**Aim**
Nothing in the data should change when you return it, but leave the pictures out.

**Data to process**

---

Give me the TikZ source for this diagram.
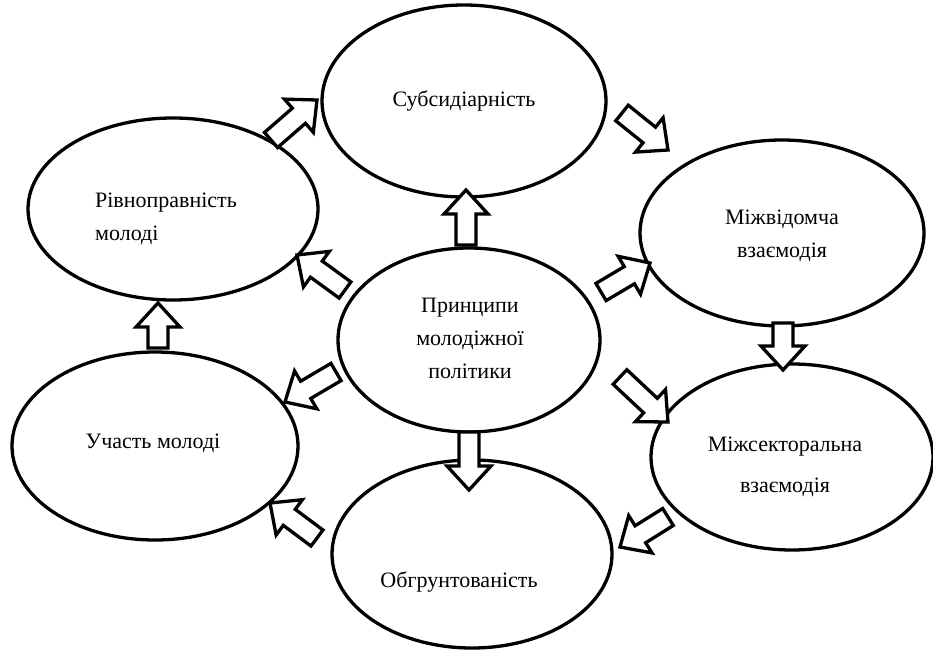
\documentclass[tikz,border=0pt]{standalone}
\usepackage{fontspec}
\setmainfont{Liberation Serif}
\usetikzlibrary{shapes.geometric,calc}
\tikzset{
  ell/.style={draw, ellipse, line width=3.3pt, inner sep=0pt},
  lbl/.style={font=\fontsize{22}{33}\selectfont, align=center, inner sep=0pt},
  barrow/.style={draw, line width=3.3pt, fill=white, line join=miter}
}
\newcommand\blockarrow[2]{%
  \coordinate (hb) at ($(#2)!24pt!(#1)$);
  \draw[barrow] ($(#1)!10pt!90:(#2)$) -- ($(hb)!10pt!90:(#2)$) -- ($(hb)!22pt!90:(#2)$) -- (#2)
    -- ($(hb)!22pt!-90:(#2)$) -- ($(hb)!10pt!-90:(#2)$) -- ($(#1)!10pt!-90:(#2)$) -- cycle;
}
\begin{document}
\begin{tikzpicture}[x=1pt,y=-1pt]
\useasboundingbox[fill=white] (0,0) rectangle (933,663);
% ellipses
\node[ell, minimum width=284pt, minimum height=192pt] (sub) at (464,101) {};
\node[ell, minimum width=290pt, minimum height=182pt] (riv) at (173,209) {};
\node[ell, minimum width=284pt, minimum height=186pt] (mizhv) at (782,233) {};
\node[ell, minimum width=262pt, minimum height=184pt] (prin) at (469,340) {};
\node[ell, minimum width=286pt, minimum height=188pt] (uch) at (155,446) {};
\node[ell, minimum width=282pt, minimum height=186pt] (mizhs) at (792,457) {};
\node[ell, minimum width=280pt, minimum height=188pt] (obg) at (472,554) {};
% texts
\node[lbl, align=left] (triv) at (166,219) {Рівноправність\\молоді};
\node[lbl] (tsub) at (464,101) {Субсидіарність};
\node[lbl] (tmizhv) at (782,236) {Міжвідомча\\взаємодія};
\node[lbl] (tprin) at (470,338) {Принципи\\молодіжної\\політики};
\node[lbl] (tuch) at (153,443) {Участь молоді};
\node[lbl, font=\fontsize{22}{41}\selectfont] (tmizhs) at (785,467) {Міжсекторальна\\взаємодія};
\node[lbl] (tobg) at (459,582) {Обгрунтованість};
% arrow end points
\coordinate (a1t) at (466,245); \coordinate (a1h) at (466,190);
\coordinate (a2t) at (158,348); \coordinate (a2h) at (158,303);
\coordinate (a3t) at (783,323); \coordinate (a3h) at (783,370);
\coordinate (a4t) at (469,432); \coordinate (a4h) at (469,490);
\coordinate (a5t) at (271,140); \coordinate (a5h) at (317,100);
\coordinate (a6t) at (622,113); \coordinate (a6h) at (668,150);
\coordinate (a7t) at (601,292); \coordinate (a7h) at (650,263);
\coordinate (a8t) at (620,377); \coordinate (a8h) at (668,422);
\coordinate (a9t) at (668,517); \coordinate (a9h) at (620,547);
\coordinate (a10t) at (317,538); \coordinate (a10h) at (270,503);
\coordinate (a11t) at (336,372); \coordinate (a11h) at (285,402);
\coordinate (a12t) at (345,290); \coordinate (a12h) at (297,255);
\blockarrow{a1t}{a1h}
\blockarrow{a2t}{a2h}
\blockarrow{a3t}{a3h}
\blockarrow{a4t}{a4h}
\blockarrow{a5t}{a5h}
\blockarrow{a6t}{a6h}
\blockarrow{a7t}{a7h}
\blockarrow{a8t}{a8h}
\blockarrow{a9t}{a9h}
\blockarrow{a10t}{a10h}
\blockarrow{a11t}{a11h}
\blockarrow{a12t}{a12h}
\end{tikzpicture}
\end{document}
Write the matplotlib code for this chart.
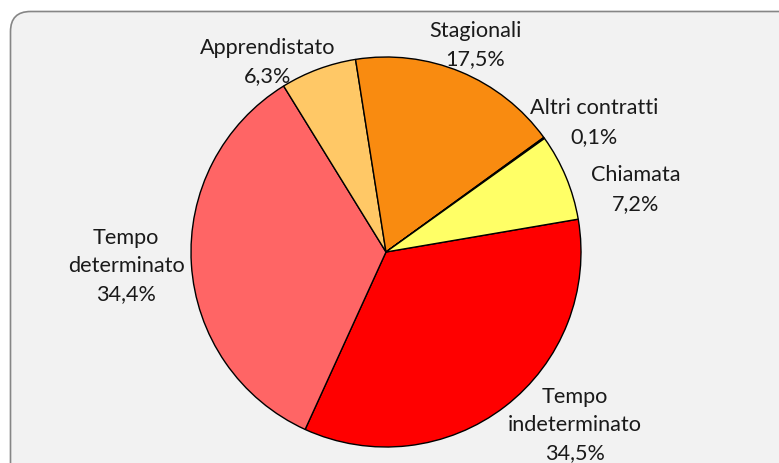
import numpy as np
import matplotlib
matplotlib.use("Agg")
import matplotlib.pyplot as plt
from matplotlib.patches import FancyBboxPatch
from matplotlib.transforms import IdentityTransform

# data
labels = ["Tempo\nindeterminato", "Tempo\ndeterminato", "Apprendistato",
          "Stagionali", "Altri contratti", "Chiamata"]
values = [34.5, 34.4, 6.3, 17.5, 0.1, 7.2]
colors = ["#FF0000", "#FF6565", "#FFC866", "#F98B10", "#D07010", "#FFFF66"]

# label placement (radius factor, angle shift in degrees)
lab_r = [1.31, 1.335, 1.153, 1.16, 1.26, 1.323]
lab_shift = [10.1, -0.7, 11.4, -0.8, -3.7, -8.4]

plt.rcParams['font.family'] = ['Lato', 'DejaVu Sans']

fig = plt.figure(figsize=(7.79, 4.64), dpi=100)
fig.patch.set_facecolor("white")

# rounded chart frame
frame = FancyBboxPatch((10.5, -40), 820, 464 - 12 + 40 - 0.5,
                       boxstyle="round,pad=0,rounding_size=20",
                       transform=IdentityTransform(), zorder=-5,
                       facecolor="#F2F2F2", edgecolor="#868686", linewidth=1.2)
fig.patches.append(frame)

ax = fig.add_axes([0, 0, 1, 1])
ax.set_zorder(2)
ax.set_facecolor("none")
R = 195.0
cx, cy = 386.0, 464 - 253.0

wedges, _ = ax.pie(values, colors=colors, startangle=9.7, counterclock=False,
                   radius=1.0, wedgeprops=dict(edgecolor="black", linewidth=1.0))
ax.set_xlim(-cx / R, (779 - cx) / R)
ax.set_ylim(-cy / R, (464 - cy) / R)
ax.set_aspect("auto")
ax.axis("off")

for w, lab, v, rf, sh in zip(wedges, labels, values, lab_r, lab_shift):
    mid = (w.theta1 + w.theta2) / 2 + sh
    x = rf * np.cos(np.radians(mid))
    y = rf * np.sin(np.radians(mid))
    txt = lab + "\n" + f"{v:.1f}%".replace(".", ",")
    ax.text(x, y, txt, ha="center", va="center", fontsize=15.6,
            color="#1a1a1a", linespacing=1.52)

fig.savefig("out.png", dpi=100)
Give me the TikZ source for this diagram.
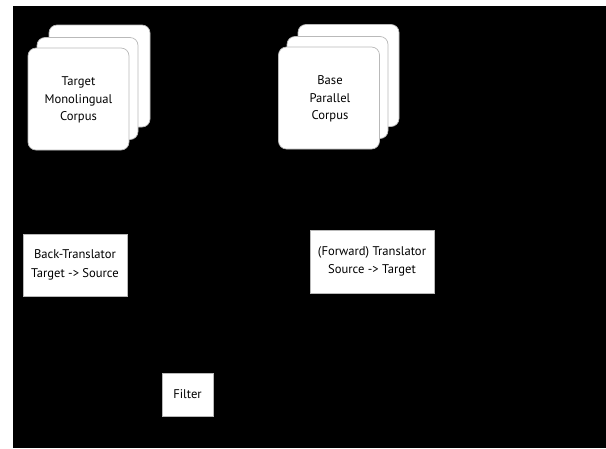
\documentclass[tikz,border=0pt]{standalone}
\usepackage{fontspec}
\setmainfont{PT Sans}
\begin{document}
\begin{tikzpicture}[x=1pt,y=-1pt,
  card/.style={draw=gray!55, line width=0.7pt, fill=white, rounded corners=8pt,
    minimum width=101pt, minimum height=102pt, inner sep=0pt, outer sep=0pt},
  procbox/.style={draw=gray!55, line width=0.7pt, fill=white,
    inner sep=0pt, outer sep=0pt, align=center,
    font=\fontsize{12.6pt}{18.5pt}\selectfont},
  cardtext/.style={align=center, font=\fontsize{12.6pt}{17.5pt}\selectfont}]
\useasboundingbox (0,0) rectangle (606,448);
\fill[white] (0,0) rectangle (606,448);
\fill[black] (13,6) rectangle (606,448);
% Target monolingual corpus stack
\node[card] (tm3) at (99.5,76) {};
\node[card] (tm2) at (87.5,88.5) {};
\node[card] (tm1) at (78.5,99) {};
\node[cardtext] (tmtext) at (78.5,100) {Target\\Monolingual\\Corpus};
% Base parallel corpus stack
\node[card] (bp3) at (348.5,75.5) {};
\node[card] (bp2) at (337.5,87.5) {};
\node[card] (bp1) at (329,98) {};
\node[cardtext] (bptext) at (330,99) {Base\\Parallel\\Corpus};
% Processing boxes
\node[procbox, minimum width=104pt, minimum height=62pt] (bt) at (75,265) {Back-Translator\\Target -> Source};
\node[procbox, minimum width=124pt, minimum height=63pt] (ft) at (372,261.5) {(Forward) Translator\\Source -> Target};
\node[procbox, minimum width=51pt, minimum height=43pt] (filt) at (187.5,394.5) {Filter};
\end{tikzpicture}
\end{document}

---

**Output of the exercise**
Give me the TikZ source for this diagram.
\documentclass[tikz,border=0pt]{standalone}
\usepackage{fontspec}
\setmainfont{Liberation Serif}
\usetikzlibrary{shapes.geometric,calc}
\tikzset{
  ell/.style={draw, ellipse, line width=3.3pt, inner sep=0pt},
  lbl/.style={font=\fontsize{22}{33}\selectfont, align=center, inner sep=0pt},
  barrow/.style={draw, line width=3.3pt, fill=white, line join=miter}
}
\newcommand\blockarrow[2]{%
  \coordinate (hb) at ($(#2)!24pt!(#1)$);
  \draw[barrow] ($(#1)!10pt!90:(#2)$) -- ($(hb)!10pt!90:(#2)$) -- ($(hb)!22pt!90:(#2)$) -- (#2)
    -- ($(hb)!22pt!-90:(#2)$) -- ($(hb)!10pt!-90:(#2)$) -- ($(#1)!10pt!-90:(#2)$) -- cycle;
}
\begin{document}
\begin{tikzpicture}[x=1pt,y=-1pt]
\useasboundingbox[fill=white] (0,0) rectangle (933,663);
% ellipses
\node[ell, minimum width=284pt, minimum height=192pt] (sub) at (464,101) {};
\node[ell, minimum width=290pt, minimum height=182pt] (riv) at (173,209) {};
\node[ell, minimum width=284pt, minimum height=186pt] (mizhv) at (782,233) {};
\node[ell, minimum width=262pt, minimum height=184pt] (prin) at (469,340) {};
\node[ell, minimum width=286pt, minimum height=188pt] (uch) at (155,446) {};
\node[ell, minimum width=282pt, minimum height=186pt] (mizhs) at (792,457) {};
\node[ell, minimum width=280pt, minimum height=188pt] (obg) at (472,554) {};
% texts
\node[lbl, align=left] (triv) at (166,219) {Рівноправність\\молоді};
\node[lbl] (tsub) at (464,101) {Субсидіарність};
\node[lbl] (tmizhv) at (782,236) {Міжвідомча\\взаємодія};
\node[lbl] (tprin) at (470,338) {Принципи\\молодіжної\\політики};
\node[lbl] (tuch) at (153,443) {Участь молоді};
\node[lbl, font=\fontsize{22}{41}\selectfont] (tmizhs) at (785,467) {Міжсекторальна\\взаємодія};
\node[lbl] (tobg) at (459,582) {Обгрунтованість};
% arrow end points
\coordinate (a1t) at (466,245); \coordinate (a1h) at (466,190);
\coordinate (a2t) at (158,348); \coordinate (a2h) at (158,303);
\coordinate (a3t) at (783,323); \coordinate (a3h) at (783,370);
\coordinate (a4t) at (469,432); \coordinate (a4h) at (469,490);
\coordinate (a5t) at (271,140); \coordinate (a5h) at (317,100);
\coordinate (a6t) at (622,113); \coordinate (a6h) at (668,150);
\coordinate (a7t) at (601,292); \coordinate (a7h) at (650,263);
\coordinate (a8t) at (620,377); \coordinate (a8h) at (668,422);
\coordinate (a9t) at (668,517); \coordinate (a9h) at (620,547);
\coordinate (a10t) at (317,538); \coordinate (a10h) at (270,503);
\coordinate (a11t) at (336,372); \coordinate (a11h) at (285,402);
\coordinate (a12t) at (345,290); \coordinate (a12h) at (297,255);
\blockarrow{a1t}{a1h}
\blockarrow{a2t}{a2h}
\blockarrow{a3t}{a3h}
\blockarrow{a4t}{a4h}
\blockarrow{a5t}{a5h}
\blockarrow{a6t}{a6h}
\blockarrow{a7t}{a7h}
\blockarrow{a8t}{a8h}
\blockarrow{a9t}{a9h}
\blockarrow{a10t}{a10h}
\blockarrow{a11t}{a11h}
\blockarrow{a12t}{a12h}
\end{tikzpicture}
\end{document}
Write the matplotlib code for this chart.
import numpy as np
import matplotlib
matplotlib.use("Agg")
import matplotlib.pyplot as plt
from matplotlib.patches import FancyBboxPatch
from matplotlib.transforms import IdentityTransform

# data
labels = ["Tempo\nindeterminato", "Tempo\ndeterminato", "Apprendistato",
          "Stagionali", "Altri contratti", "Chiamata"]
values = [34.5, 34.4, 6.3, 17.5, 0.1, 7.2]
colors = ["#FF0000", "#FF6565", "#FFC866", "#F98B10", "#D07010", "#FFFF66"]

# label placement (radius factor, angle shift in degrees)
lab_r = [1.31, 1.335, 1.153, 1.16, 1.26, 1.323]
lab_shift = [10.1, -0.7, 11.4, -0.8, -3.7, -8.4]

plt.rcParams['font.family'] = ['Lato', 'DejaVu Sans']

fig = plt.figure(figsize=(7.79, 4.64), dpi=100)
fig.patch.set_facecolor("white")

# rounded chart frame
frame = FancyBboxPatch((10.5, -40), 820, 464 - 12 + 40 - 0.5,
                       boxstyle="round,pad=0,rounding_size=20",
                       transform=IdentityTransform(), zorder=-5,
                       facecolor="#F2F2F2", edgecolor="#868686", linewidth=1.2)
fig.patches.append(frame)

ax = fig.add_axes([0, 0, 1, 1])
ax.set_zorder(2)
ax.set_facecolor("none")
R = 195.0
cx, cy = 386.0, 464 - 253.0

wedges, _ = ax.pie(values, colors=colors, startangle=9.7, counterclock=False,
                   radius=1.0, wedgeprops=dict(edgecolor="black", linewidth=1.0))
ax.set_xlim(-cx / R, (779 - cx) / R)
ax.set_ylim(-cy / R, (464 - cy) / R)
ax.set_aspect("auto")
ax.axis("off")

for w, lab, v, rf, sh in zip(wedges, labels, values, lab_r, lab_shift):
    mid = (w.theta1 + w.theta2) / 2 + sh
    x = rf * np.cos(np.radians(mid))
    y = rf * np.sin(np.radians(mid))
    txt = lab + "\n" + f"{v:.1f}%".replace(".", ",")
    ax.text(x, y, txt, ha="center", va="center", fontsize=15.6,
            color="#1a1a1a", linespacing=1.52)

fig.savefig("out.png", dpi=100)
Give me the TikZ source for this diagram.
\documentclass[tikz,border=0pt]{standalone}
\usepackage{fontspec}
\setmainfont{PT Sans}
\begin{document}
\begin{tikzpicture}[x=1pt,y=-1pt,
  card/.style={draw=gray!55, line width=0.7pt, fill=white, rounded corners=8pt,
    minimum width=101pt, minimum height=102pt, inner sep=0pt, outer sep=0pt},
  procbox/.style={draw=gray!55, line width=0.7pt, fill=white,
    inner sep=0pt, outer sep=0pt, align=center,
    font=\fontsize{12.6pt}{18.5pt}\selectfont},
  cardtext/.style={align=center, font=\fontsize{12.6pt}{17.5pt}\selectfont}]
\useasboundingbox (0,0) rectangle (606,448);
\fill[white] (0,0) rectangle (606,448);
\fill[black] (13,6) rectangle (606,448);
% Target monolingual corpus stack
\node[card] (tm3) at (99.5,76) {};
\node[card] (tm2) at (87.5,88.5) {};
\node[card] (tm1) at (78.5,99) {};
\node[cardtext] (tmtext) at (78.5,100) {Target\\Monolingual\\Corpus};
% Base parallel corpus stack
\node[card] (bp3) at (348.5,75.5) {};
\node[card] (bp2) at (337.5,87.5) {};
\node[card] (bp1) at (329,98) {};
\node[cardtext] (bptext) at (330,99) {Base\\Parallel\\Corpus};
% Processing boxes
\node[procbox, minimum width=104pt, minimum height=62pt] (bt) at (75,265) {Back-Translator\\Target -> Source};
\node[procbox, minimum width=124pt, minimum height=63pt] (ft) at (372,261.5) {(Forward) Translator\\Source -> Target};
\node[procbox, minimum width=51pt, minimum height=43pt] (filt) at (187.5,394.5) {Filter};
\end{tikzpicture}
\end{document}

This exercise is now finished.